- BRIEF -
From the first line of the listing below, retype each line up to and including the one with "const defs = svg.append('defs');"; pictures stay out.

§ §

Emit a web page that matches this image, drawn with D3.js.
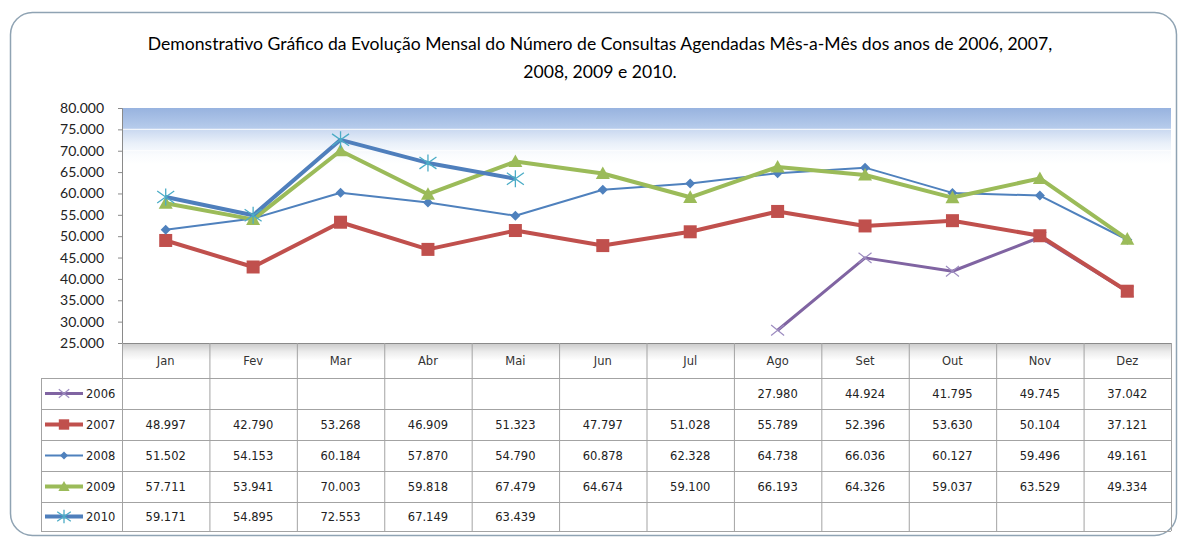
<!DOCTYPE html>
<html>
<head>
<meta charset="utf-8">
<script src="https://cdn.jsdelivr.net/npm/d3@7"></script>
<style>
  html,body{margin:0;padding:0;background:#fff;}
  svg{display:block;}
</style>
</head>
<body>
<div id="chart"></div>
<script>
// dados
const months = ['Jan','Fev','Mar','Abr','Mai','Jun','Jul','Ago','Set','Out','Nov','Dez'];
const years = ['2006','2007','2008','2009','2010'];
const v2006 = [null,null,null,null,null,null,null,27980,44924,41795,49745,37042];
const v2007 = [48997,42790,53268,46909,51323,47797,51028,55789,52396,53630,50104,37121];
const v2008 = [51502,54153,60184,57870,54790,60878,62328,64738,66036,60127,59496,49161];
const v2009 = [57711,53941,70003,59818,67479,64674,59100,66193,64326,59037,63529,49334];
const v2010 = [59171,54895,72553,67149,63439,null,null,null,null,null,null,null];
const yTicks = [25000,30000,35000,40000,45000,50000,55000,60000,65000,70000,75000,80000];
const titleLines = ['Demonstrativo Gráfico da Evolução Mensal do Número de Consultas Agendadas Mês-a-Mês dos anos de 2006, 2007,',
                    '2008, 2009 e 2010.'];

const W=1181, H=538;
const pt = d3.formatLocale({decimal:',',thousands:'.',grouping:[3],currency:['R$','']}).format(',d');

// estilos das séries
const series = [
  {name:'2006', vals:v2006, line:'#8064a2', lw:3,   mk:'x',   mc:'#9d8cc0', ms:13},
  {name:'2007', vals:v2007, line:'#c0504d', lw:4,   mk:'sq',  mc:'#c0504d', ms:13},
  {name:'2008', vals:v2008, line:'#4f81bd', lw:2,   mk:'dia', mc:'#4f81bd', ms:10},
  {name:'2009', vals:v2009, line:'#9bbb59', lw:4,   mk:'tri', mc:'#9bbb59', ms:14},
  {name:'2010', vals:v2010, line:'#4f7fbc', lw:4,   mk:'star',mc:'#4bacc6', ms:17}
];

const plot = {l:122, r:1171, t:108, b:343};
const rowH = [343,378,409,440,471,502,531];
const legL = 41;

const x = d3.scaleBand().domain(months).range([plot.l, plot.r]);
const y = d3.scaleLinear().domain([25000,80000]).range([plot.b, plot.t]);

const svg = d3.select('#chart').append('svg').attr('width',W).attr('height',H);
const defs = svg.append('defs');

const bg = defs.append('linearGradient').attr('id','bg').attr('x1',0).attr('y1',0).attr('x2',0).attr('y2',1);
[[0,'#98b3df'],[0.085,'#b6cbeb'],[0.09,'#c9d8f0'],[0.15,'#e9f0f9'],[0.2,'#fafcfe'],[0.24,'#ffffff'],[1,'#ffffff']]
  .forEach(s=>bg.append('stop').attr('offset',s[0]).attr('stop-color',s[1]));
const hd = defs.append('linearGradient').attr('id','hd').attr('x1',0).attr('y1',0).attr('x2',0).attr('y2',1);
[[0,'#c9c9c9'],[0.25,'#ececec'],[0.5,'#ffffff'],[1,'#ffffff']]
  .forEach(s=>hd.append('stop').attr('offset',s[0]).attr('stop-color',s[1]));

// moldura
svg.append('rect').attr('x',10.5).attr('y',12.5).attr('width',1166).attr('height',523).attr('rx',22)
  .attr('fill','#fff').attr('stroke','#8fa3b3').attr('stroke-width',1.5);

// título
svg.append('g').selectAll('text').data(titleLines).join('text')
  .attr('x',600).attr('y',(d,i)=>50+i*28).attr('text-anchor','middle')
  .style('font-family','Lato, "Open Sans", sans-serif').style('font-size','17.6px').attr('fill','#000')
  .text(d=>d);

// fundo da área de plotagem
svg.append('rect').attr('x',plot.l).attr('y',plot.t).attr('width',plot.r-plot.l).attr('height',plot.b-plot.t)
  .attr('fill','url(#bg)');
svg.append('g').selectAll('line').data(yTicks.slice(1,-1)).join('line')
  .attr('x1',plot.l).attr('x2',plot.r).attr('y1',d=>y(d)).attr('y2',d=>y(d))
  .attr('stroke','#fff').attr('stroke-width',1).attr('stroke-opacity',0.85);

// eixo y
const yAxis = svg.append('g').attr('transform',`translate(${plot.l},0)`)
  .call(d3.axisLeft(y).tickValues(yTicks).tickFormat(pt).tickSize(4).tickPadding(14));
yAxis.select('.domain').attr('stroke','#8a8a8a');
yAxis.selectAll('.tick line').attr('stroke','#8a8a8a');
yAxis.selectAll('text').style('font-family','Lato, sans-serif').style('font-size','14px').attr('fill','#222');

// tabela
const tbl = svg.append('g');
tbl.append('rect').attr('x',plot.l).attr('y',rowH[0]).attr('width',plot.r-plot.l).attr('height',rowH[1]-rowH[0])
  .attr('fill','url(#hd)');
const gridC = '#a3a3a3';
// linhas horizontais
tbl.selectAll('line.h').data(rowH).join('line').attr('class','h')
  .attr('x1',(d,i)=>i<1?plot.l:legL).attr('x2',plot.r).attr('y1',d=>d+0.5).attr('y2',d=>d+0.5)
  .attr('stroke',(d,i)=>i===0?'#8a8a8a':gridC).attr('stroke-width',1);
// linhas verticais
const vx = months.map(m=>x(m)).concat([plot.r]);
tbl.selectAll('line.v').data(vx).join('line').attr('class','v')
  .attr('x1',d=>d+0.5).attr('x2',d=>d+0.5).attr('y1',rowH[0]).attr('y2',rowH[6])
  .attr('stroke',gridC);
tbl.append('line').attr('x1',legL+0.5).attr('x2',legL+0.5).attr('y1',rowH[1]).attr('y2',rowH[6]).attr('stroke',gridC);

const cellFont = 'DejaVu Sans, Verdana, sans-serif';
tbl.selectAll('text.m').data(months).join('text').attr('class','m')
  .attr('x',d=>x(d)+x.bandwidth()/2).attr('y',(rowH[0]+rowH[1])/2+4).attr('text-anchor','middle')
  .style('font-family',cellFont).style('font-size','11.5px').attr('fill','#333').text(d=>d);

series.forEach((s,si)=>{
  const cy = (rowH[si+1]+rowH[si+2])/2 + 4;
  tbl.append('g').selectAll('text').data(s.vals).join('text')
    .attr('x',(d,i)=>x(months[i])+x.bandwidth()/2).attr('y',cy).attr('text-anchor','middle')
    .style('font-family',cellFont).style('font-size','11.5px').attr('fill','#222')
    .text(d=>d==null?'':pt(d));
  tbl.append('text').attr('x',86).attr('y',cy).style('font-family',cellFont).style('font-size','11.5px')
    .attr('fill','#222').text(s.name);
});

// marcadores
function marker(g, s, cx, cy, scale){
  const r = s.ms/2*scale;
  if(s.mk==='sq'){
    g.append('rect').attr('x',cx-r).attr('y',cy-r).attr('width',2*r).attr('height',2*r).attr('fill',s.mc);
  } else if(s.mk==='dia'){
    g.append('path').attr('d',`M${cx},${cy-r}L${cx+r},${cy}L${cx},${cy+r}L${cx-r},${cy}Z`).attr('fill',s.mc);
  } else if(s.mk==='tri'){
    g.append('path').attr('d',`M${cx},${cy-r}L${cx+r},${cy+r*0.8}L${cx-r},${cy+r*0.8}Z`).attr('fill',s.mc);
  } else if(s.mk==='x'){
    g.append('path').attr('d',`M${cx-r},${cy-r*0.8}L${cx+r},${cy+r*0.8}M${cx-r},${cy+r*0.8}L${cx+r},${cy-r*0.8}`)
      .attr('stroke',s.mc).attr('stroke-width',1.2);
  } else if(s.mk==='star'){
    g.append('path').attr('d',`M${cx-r},${cy-r*0.7}L${cx+r},${cy+r*0.7}M${cx-r},${cy+r*0.7}L${cx+r},${cy-r*0.7}M${cx},${cy-r}L${cx},${cy+r}`)
      .attr('stroke',s.mc).attr('stroke-width',1.3);
  }
}

// séries
const lines = svg.append('g');
series.forEach(s=>{
  const pts = s.vals.map((v,i)=>({m:months[i],v})).filter(d=>d.v!=null);
  const g = lines.append('g');
  g.append('path').datum(pts)
    .attr('d',d3.line().x(d=>x(d.m)+x.bandwidth()/2).y(d=>y(d.v)))
    .attr('fill','none').attr('stroke',s.line).attr('stroke-width',s.lw).attr('stroke-linejoin','round');
  pts.forEach(d=>marker(g, s, x(d.m)+x.bandwidth()/2, y(d.v), 1));
});

// legenda na tabela
series.forEach((s,si)=>{
  const cy = (rowH[si+1]+rowH[si+2])/2;
  const g = tbl.append('g');
  g.append('line').attr('x1',45).attr('x2',83).attr('y1',cy).attr('y2',cy)
    .attr('stroke',s.line).attr('stroke-width',s.lw);
  marker(g, s, 64, cy, 0.8);
});
</script>
</body>
</html>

§ §

- RESULT OF THE EXERCISE -
Emit a web page that matches this image, drawn with D3.js.
<!DOCTYPE html>
<html>
<head>
<meta charset="utf-8">
<script src="https://cdn.jsdelivr.net/npm/d3@7"></script>
<style>
  html,body{margin:0;padding:0;background:#fff;}
  svg{display:block;}
</style>
</head>
<body>
<div id="chart"></div>
<script>
// dados
const months = ['Jan','Fev','Mar','Abr','Mai','Jun','Jul','Ago','Set','Out','Nov','Dez'];
const years = ['2006','2007','2008','2009','2010'];
const v2006 = [null,null,null,null,null,null,null,27980,44924,41795,49745,37042];
const v2007 = [48997,42790,53268,46909,51323,47797,51028,55789,52396,53630,50104,37121];
const v2008 = [51502,54153,60184,57870,54790,60878,62328,64738,66036,60127,59496,49161];
const v2009 = [57711,53941,70003,59818,67479,64674,59100,66193,64326,59037,63529,49334];
const v2010 = [59171,54895,72553,67149,63439,null,null,null,null,null,null,null];
const yTicks = [25000,30000,35000,40000,45000,50000,55000,60000,65000,70000,75000,80000];
const titleLines = ['Demonstrativo Gráfico da Evolução Mensal do Número de Consultas Agendadas Mês-a-Mês dos anos de 2006, 2007,',
                    '2008, 2009 e 2010.'];

const W=1181, H=538;
const pt = d3.formatLocale({decimal:',',thousands:'.',grouping:[3],currency:['R$','']}).format(',d');

// estilos das séries
const series = [
  {name:'2006', vals:v2006, line:'#8064a2', lw:3,   mk:'x',   mc:'#9d8cc0', ms:13},
  {name:'2007', vals:v2007, line:'#c0504d', lw:4,   mk:'sq',  mc:'#c0504d', ms:13},
  {name:'2008', vals:v2008, line:'#4f81bd', lw:2,   mk:'dia', mc:'#4f81bd', ms:10},
  {name:'2009', vals:v2009, line:'#9bbb59', lw:4,   mk:'tri', mc:'#9bbb59', ms:14},
  {name:'2010', vals:v2010, line:'#4f7fbc', lw:4,   mk:'star',mc:'#4bacc6', ms:17}
];

const plot = {l:122, r:1171, t:108, b:343};
const rowH = [343,378,409,440,471,502,531];
const legL = 41;

const x = d3.scaleBand().domain(months).range([plot.l, plot.r]);
const y = d3.scaleLinear().domain([25000,80000]).range([plot.b, plot.t]);

const svg = d3.select('#chart').append('svg').attr('width',W).attr('height',H);
const defs = svg.append('defs');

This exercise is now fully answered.